The sixth-placed team was Tottenham, who we now know to be more rubbish than that, and the fifth-placed one was Palace, who United beat. The only other win was against the team in 20th, who we don’t think we need identify by name.

In the last seven weeks United have drawn four games against opposition of bottom-half standard. And they have been in front in every single one of those games. In three of them they have led going into the final 10 minutes.

Sure, at Spurs they ended up salvaging a point in the last seconds but only after throwing away a winning position with six minutes of regular time remaining.

West Ham equalised on 83 minutes at Old Trafford, and Bournemouth 84 in a game United had already led twice and trailed once before getting their noses in front again to no avail with 11 minutes to go.
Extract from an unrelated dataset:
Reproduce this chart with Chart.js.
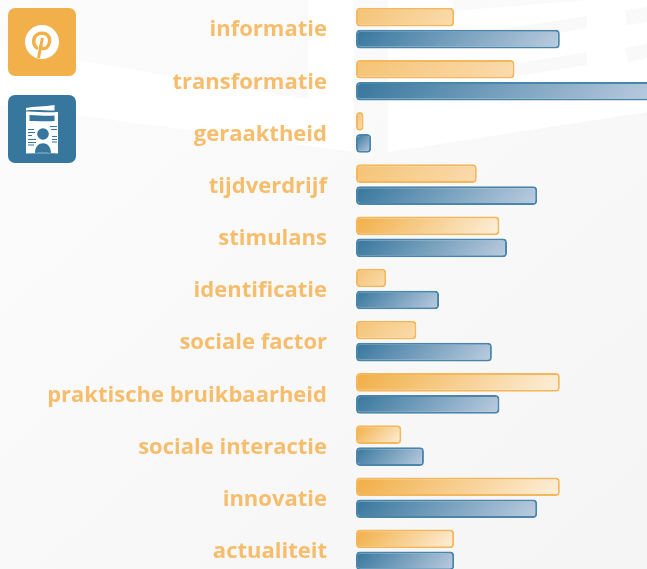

And such is the congested nature of the league table that these spaffed points really, really hurt. They have had so many chances now to get themselves into the (likely) Champions League places and every time they seem to sabotage themselves, very often infuriatingly late on in games.

Ifs and buts are candy and nuts, but when the table is so tight it is impossible to resist thinking about what might have been. There is a compelling case to make that United could have won every single one of their last seven league games, which is good. Instead, they have won only two.

Even turning two of the five failures into the wins United really should have managed would be enough to have them in the top four now. You might even, if you wanted to be entirely reckless, talk about them being on the fringes of the title race.

Instead: there they still are in the mid-table bunch, still having to worry every bit as much about what’s behind them as ahead of them, still in danger of slipping right back into mid-table should they stumble again.

So yes; it’s much better than it was. But what it was, was complete turd. At the moment they’re still doing little more than polishing it.